Vicdan!

  • GİRİŞ06.07.2020 11:59
  • GÜNCELLEME06.07.2020 11:59

Geçtiğimiz hafta sosyal medyada yaşanan aşağılık olay, muhterem anneye, yavrusuna ve elbette aileye karşı yapılan iğrenç saldırı toplumun nasıl bir tehditle, nasıl bir ahlaksız davranışla karşı karşıya bulunduğunu ortaya koymuştur. Hiç kimse, meseleyi ‘bu tür ruh hastalarına, bu tür sapıklara her yerde her zaman rastlanabilir’ diyerek geçiştiremez; bu tür sapıklıkların ‘yerleşik’ hale gelmesinin zemini haline dönüşen sosyal medyanın durumu, hiçbir gerekçeyle savunulamaz, kabul edilemez ve maruz gösterilemez.

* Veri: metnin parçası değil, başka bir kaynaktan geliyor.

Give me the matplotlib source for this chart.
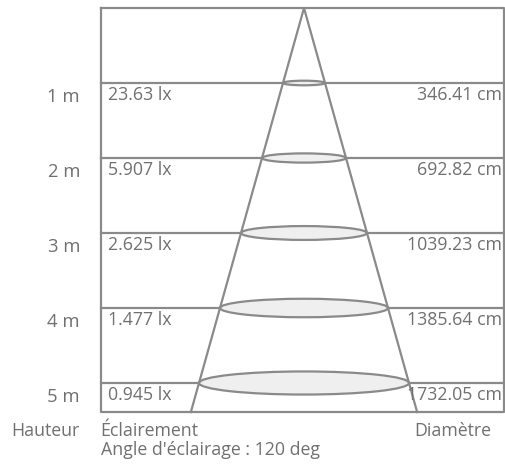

Bazılarının buradan kalkarak ‘sosyal medyaya sınırlama geliyor’ türünden çirkin bir edebiyat yaparak, getirilmek istenen sınırlamanın bireysel hak ve özgürlükleri korumaya dönük talepler olduğunu saptırma eğilimine girmesi, eğer meseleyi kavramaktan aciziyet söz konusu değilse, düpedüz başka bir ahlaki soruna işaret eder.

PSİKO-SOSYAL

Sosyal medyanın bir özgürlük zeminine dönüşmesi için başkalarının şahsi haklarını koruyacak bir düzenleme yapılması elzemdir; uluslararası dev kapitalist şirketlerinin medya ortamında her şeyi ranta dönüştürme arzularına izin verilmemesi gerekir. İnsanlık değerlerini metalaştırma konusunda kapitalizmin ahlaki bir sınır tanımayacağı söylenebilir fakat kendi yurttaşlarının kişilik haklarını koruma sorumluluğu demokratik devletin sadece sorumluluğu değil görevidir. Sanırım kapitalizmin esas kriz noktalarından biri demokrasiyle olan bu tür çelişkileri aşamadığı zaman patlak verecektir.

Meselenin bir yönünün sosyal medya ile ilgili olduğu açıktır fakat görünmeyen daha derinde yatan bir başka yönü ise toplumsal vicdanla ilgilidir. Bu tür davranışlarda bulunanlar, insanlık haysiyetini kaybetmiş bir şekilde başka insanların mahremine/özeline hayâsızca saldıranların esas sorunu vicdan mevhumundan, temel bir insani hassasiyetten mahrum olmaları ya da onu kaybetmiş bulunmalarıdır. Vicdanın erozyona uğraması ise, sadece psikolojik değil aynı zamanda toplumsal bir sorundur.

TEHDİT TOPLUMA

Vicdan bireylerde var olan bir psiko-sosyal duygusal bilinç halidir. Vicdan psikolojiktir çünkü insanın kendi durumunu, kendi eylemlerini değerler sistemi çerçevesinde kritiğini yapan; öz yargılama gücünü ifade etmektedir. Sosyaldir bu öz yargısal sürecin kriterlerini sağlayan toplumsal değerler sisteminden bireysele aktarılan, şahsiyetin inşasına katılan manevi unsurların kaynağında toplumsalın ilkeleri bulunmaktadır. Demek ki vicdan, merhamet, başkalarının hakkı, acıma/sevme, başkalarına sorumluluk gibi birçok psikolojik manevi duygunun üzerine inşa edilen bir tutum bir duygu-durumum adıdır fakat toplumsal olarak kurulmuş, değerler sistemince beslenen ya da yeniden üretilen bir durumdur.

Hızlı toplumsal değişme dönemleri birçok toplumsal kurumun değişimine, sorunlar yaşamasına yol açtığı gibi, kurumlar arası ilişkilerde de probleme sebep olur. Değişimin hızlandığı, küresel etkileşim ağlarının etkinlik kazandığı bir ortamda sapkın davranışların artması, bu tür sorunların yükselmesi üstelik bu tiplerin sosyal medya ortamında kendilerine zemin bulması, psiko-sosyal sorunun katlanarak çoğalması tehlikesini gösterir; kimse seyirci kalalım diyemez.